(Instructions to follow) In the data below, find every line with the string "this" and pull it out.

(Entries supplied)
>>>>

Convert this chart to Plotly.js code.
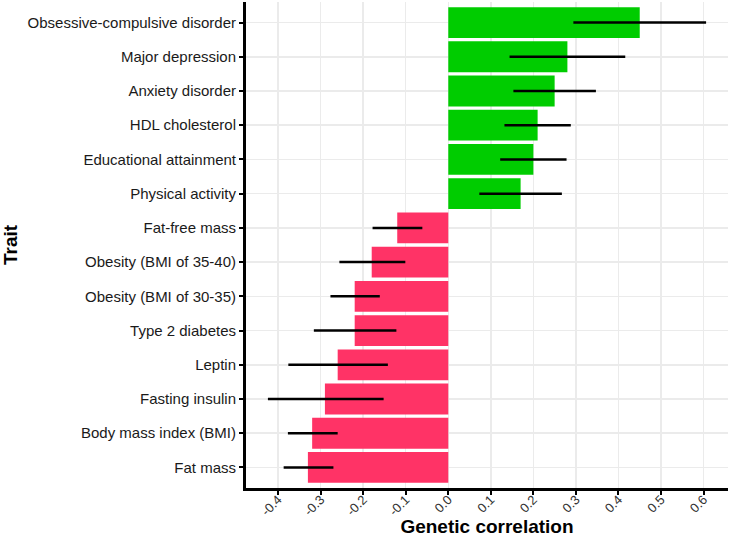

<<<<
>>>>

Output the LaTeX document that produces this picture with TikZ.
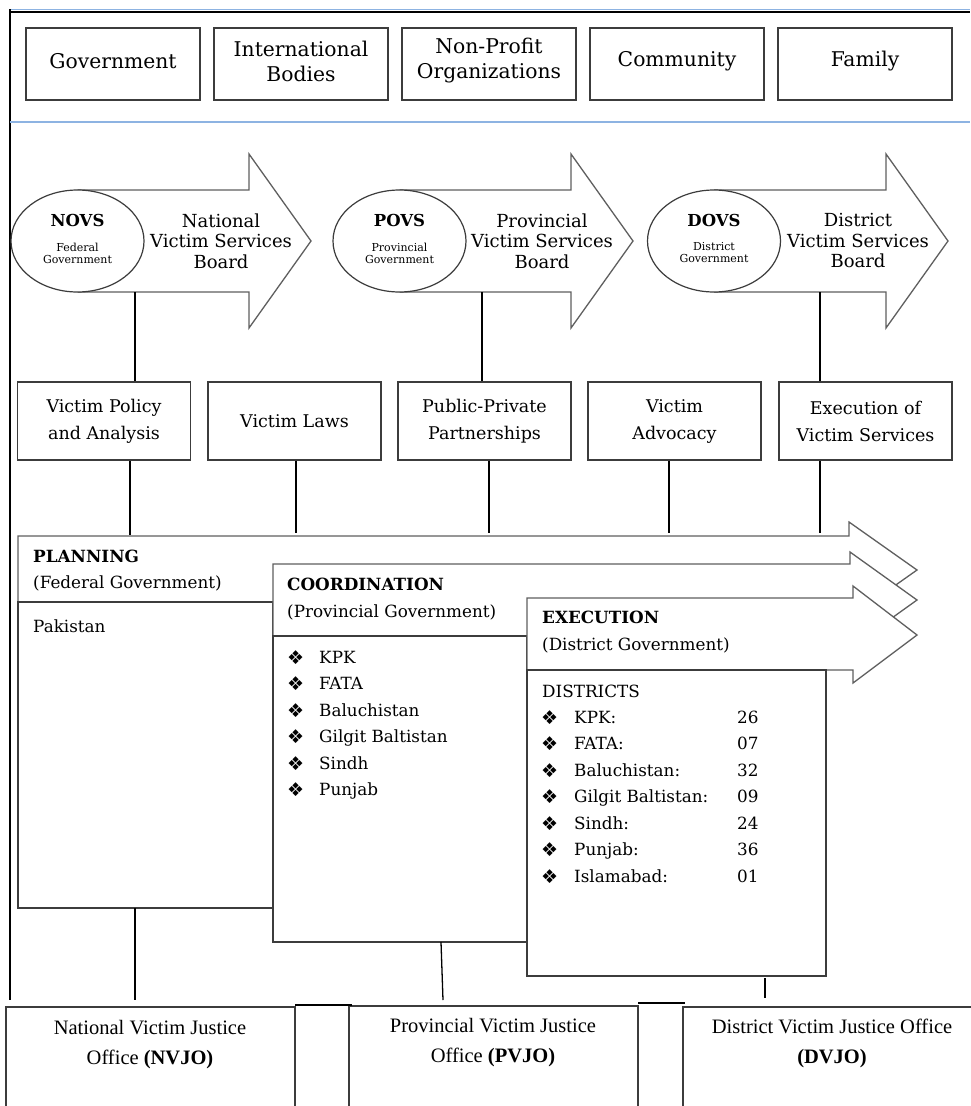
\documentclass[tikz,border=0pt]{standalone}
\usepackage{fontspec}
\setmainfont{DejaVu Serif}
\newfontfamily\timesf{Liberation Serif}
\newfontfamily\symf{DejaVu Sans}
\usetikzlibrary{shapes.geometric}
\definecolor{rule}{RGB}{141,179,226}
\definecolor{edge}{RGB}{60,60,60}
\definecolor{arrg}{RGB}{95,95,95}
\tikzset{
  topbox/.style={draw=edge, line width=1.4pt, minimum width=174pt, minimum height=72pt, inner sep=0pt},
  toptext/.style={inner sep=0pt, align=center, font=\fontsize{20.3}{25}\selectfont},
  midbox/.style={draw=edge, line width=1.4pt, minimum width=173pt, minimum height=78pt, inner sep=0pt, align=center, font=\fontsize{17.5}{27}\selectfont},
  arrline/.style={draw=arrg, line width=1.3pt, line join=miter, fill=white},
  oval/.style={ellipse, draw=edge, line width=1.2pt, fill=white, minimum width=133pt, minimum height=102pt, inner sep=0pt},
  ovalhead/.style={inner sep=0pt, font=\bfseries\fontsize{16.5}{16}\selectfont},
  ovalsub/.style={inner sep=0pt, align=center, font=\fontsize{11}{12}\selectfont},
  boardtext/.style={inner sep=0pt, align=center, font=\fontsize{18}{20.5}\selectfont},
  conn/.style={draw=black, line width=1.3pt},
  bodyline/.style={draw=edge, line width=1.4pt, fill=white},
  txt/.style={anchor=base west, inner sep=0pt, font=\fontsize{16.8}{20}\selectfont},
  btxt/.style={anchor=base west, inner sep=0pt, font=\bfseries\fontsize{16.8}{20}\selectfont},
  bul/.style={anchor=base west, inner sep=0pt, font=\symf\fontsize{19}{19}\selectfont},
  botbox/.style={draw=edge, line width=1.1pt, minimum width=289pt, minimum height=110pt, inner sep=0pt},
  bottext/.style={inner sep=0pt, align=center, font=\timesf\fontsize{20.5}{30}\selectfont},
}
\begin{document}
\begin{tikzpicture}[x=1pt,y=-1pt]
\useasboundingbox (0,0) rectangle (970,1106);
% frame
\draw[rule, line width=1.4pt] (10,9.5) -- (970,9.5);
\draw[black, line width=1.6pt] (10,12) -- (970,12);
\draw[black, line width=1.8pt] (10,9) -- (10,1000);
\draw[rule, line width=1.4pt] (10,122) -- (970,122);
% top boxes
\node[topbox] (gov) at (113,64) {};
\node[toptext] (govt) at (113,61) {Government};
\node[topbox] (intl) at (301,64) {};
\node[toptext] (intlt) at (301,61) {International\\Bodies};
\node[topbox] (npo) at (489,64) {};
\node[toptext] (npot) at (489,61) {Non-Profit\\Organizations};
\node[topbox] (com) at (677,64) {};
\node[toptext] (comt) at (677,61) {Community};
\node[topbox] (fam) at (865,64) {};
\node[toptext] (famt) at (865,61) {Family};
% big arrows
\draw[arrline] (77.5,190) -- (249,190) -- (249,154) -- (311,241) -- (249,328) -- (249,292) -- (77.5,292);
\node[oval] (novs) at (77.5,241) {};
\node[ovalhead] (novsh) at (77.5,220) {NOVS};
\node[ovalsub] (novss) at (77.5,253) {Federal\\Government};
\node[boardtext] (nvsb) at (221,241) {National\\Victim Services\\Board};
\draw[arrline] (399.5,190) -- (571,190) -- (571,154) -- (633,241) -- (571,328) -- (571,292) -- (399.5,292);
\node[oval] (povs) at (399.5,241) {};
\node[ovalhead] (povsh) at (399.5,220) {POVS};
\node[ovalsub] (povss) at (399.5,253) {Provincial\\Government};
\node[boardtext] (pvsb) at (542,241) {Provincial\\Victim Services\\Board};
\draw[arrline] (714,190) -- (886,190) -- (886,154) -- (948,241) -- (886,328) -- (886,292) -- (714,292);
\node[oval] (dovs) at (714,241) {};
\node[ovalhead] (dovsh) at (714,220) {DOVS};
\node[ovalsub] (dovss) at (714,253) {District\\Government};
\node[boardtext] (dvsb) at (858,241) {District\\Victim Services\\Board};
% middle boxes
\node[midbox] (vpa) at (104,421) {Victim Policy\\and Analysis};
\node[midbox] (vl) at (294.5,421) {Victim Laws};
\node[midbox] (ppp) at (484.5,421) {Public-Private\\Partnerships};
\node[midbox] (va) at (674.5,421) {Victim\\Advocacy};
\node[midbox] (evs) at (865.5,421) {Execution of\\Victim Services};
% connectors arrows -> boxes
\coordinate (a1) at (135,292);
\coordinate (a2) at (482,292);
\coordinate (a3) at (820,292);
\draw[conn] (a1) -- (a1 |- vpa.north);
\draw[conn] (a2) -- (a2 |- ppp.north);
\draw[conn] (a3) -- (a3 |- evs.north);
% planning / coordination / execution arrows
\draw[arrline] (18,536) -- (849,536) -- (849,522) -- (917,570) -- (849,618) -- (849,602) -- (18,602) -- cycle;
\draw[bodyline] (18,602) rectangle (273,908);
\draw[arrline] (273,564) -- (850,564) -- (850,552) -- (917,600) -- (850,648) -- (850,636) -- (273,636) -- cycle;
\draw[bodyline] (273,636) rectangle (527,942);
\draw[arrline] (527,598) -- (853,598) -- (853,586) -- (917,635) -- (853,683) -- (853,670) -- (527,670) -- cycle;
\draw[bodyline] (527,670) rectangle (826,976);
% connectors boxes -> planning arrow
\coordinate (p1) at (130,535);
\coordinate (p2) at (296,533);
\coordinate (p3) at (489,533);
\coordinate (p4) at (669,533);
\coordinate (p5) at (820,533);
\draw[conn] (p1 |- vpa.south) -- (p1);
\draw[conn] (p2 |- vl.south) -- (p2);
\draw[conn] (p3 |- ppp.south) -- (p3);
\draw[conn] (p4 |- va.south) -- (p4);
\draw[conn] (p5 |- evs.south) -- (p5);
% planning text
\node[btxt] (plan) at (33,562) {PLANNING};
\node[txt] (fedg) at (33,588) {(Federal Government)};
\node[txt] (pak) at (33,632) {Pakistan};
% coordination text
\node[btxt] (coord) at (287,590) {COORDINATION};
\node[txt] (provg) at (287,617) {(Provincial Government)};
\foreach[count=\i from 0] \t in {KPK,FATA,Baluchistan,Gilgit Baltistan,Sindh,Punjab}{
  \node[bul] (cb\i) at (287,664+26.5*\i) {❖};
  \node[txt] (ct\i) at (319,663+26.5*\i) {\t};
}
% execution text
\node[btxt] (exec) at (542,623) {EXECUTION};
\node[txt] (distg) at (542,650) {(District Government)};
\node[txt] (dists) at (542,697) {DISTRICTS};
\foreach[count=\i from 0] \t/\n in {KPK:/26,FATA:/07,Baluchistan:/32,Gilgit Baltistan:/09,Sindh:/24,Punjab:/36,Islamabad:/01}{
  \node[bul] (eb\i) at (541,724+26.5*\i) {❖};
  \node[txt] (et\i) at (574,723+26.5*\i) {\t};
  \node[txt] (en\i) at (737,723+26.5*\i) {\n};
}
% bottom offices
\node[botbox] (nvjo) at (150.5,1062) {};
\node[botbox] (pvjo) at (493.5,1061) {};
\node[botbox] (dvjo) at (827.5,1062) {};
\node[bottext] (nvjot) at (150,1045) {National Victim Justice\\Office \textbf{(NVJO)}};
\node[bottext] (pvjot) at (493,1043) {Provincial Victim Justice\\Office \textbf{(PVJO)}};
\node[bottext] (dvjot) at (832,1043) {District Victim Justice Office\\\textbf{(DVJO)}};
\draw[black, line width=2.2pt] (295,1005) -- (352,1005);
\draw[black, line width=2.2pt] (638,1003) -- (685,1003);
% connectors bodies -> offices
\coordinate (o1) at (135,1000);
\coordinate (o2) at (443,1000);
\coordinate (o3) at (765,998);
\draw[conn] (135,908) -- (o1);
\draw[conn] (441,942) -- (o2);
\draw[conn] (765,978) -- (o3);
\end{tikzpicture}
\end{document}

<<<<

(Task response)
Convert this chart to Plotly.js code.
Output the LaTeX document that produces this picture with TikZ.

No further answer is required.